Life After a Tornado

I’ve been trying to write about what happened in Middle Tennessee last Monday night for the past week but couldn’t bring myself to write about it as it still seems so unreal. When we went to bed on Monday night (March 2nd) we had no idea that the weather was supposed to get as bad as it did. The last thing we saw on the news was that Kentucky was going to get some bad stuff.

Where we live, we have tornado sirens that go off when a tornado is approaching and that is what woke me up as my phone was on silent, so I never heard the alarms on it. I remember the clock saying 12:57 am right before we lost power. The sirens were really load and kept going off constantly, so I knew something was wrong. I woke my husband up as he would have probably slept through it all.

Once I woke him up, we could hear the wind whipping and the RV started shaking as the winds picked up more and more. I’m sure it was only seconds that passed, but it seemed like several minutes as time seemed to stop. We could hear the winds getting louder and heavier and then we heard that sound that sounded like a train. There was nowhere for us to go as we do not have a storm shelter and at this point it would have been too late to try to get anywhere and living in the RV there was no place that was safe to hunker down, so we laid in our bed holding our pups to wait out what could have been our final moments in life.

I spent the time praying that God watch over my children and grandchildren and help them to get through whatever aftermath they might face if this was my last few moments on earth. I also prayed that God would let us go peacefully and without pain.

Once the tornado passed, the winds died down and everything seemed so silent. My husband went outside, but couldn’t see much at that time of night, but could tell that all the RV’s and mobile homes right around us were okay. It would only be a matter of minutes before we could hear the sirens of police, fire and rescue sounding through the night.

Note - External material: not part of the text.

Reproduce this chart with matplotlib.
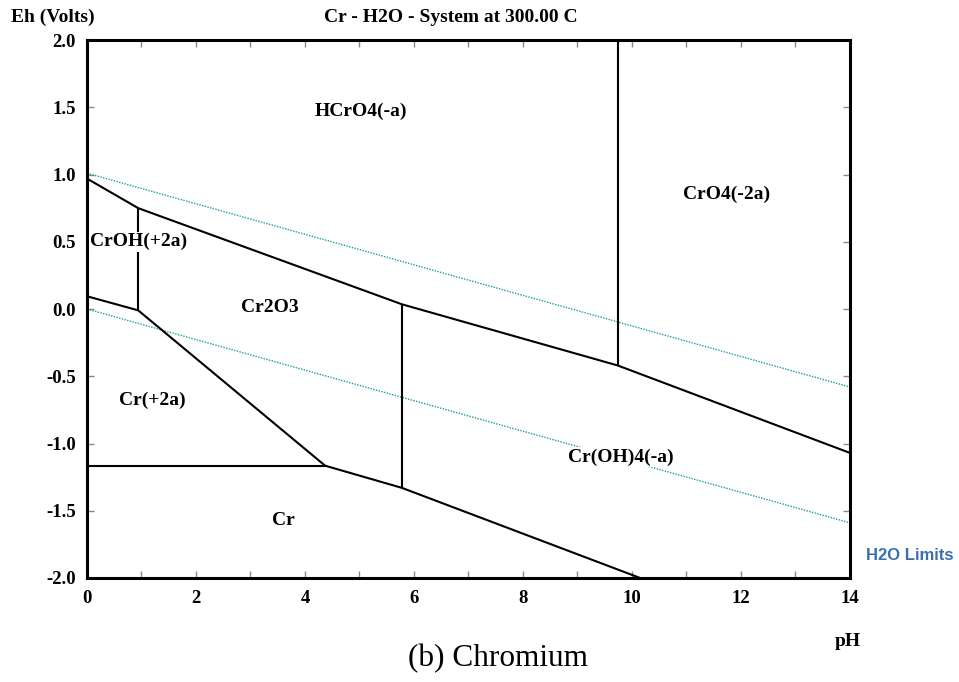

For what seemed like hours we sat in our bed thanking God we were still alive and wondering just how bad it was outside of our little space and just how many lives had been affected by what we were seeing online already. After what seemed like forever, we laid down to try and rest. It would not be until morning that we would see and hear more about what had happened in the night.

Our power was restored before noon the next day. We were one of the lucky ones. As of the writing of this post there are still people without power. The storm stayed on the ground stretching over 60 miles from the west side of Nashville, Davidson County, Tennessee to Cookeville, Putman County, Tennessee. There are 25 deaths including children and many more injured.

The tornado strengths ranged from an EF-2 to EF-4 as it touched down in:

  • Germantown/North Nashville
  • East Nashville/Five Points
  • Donelson
  • Juliet (the town we live in)
  • Cookeville

Although these cities have endured much over the past week, the communities have come together, and people are helping people in so many ways. Volunteers have come from all over the US to help in clean up and restoration of power and so much more.

It’s times like this that make you really think about your life and how you live each day. It will take many months, if not years, for the areas affected to fully recover, but they will recover. I pray for all the families that have lost a loved one, their home, pets and more that they will have the strength to endure the days ahead and know that they are not alone in their journey.

My husband asked me if I wanted to move back into a sticks and bricks house after living through this and the experience we had being in the RV and hearing the winds and feeling the RV shake and not knowing if we would see the light of day again, and I quickly said NO. It wasn’t until later that I started to regret living in the RV, but that was only when I thought about what could have happened if that tornado had moved only ½ mile to the right, which is all it would have taken for us to be part of the devastation. I am so grateful that God looked out for us that night. I have to believe I still have a purpose for being here and that God wasn’t ready to call me home just yet. While I’m here I want to make the most of my life and I want to enjoy every day that I have because times like this show us that things can change in a blink of an eye.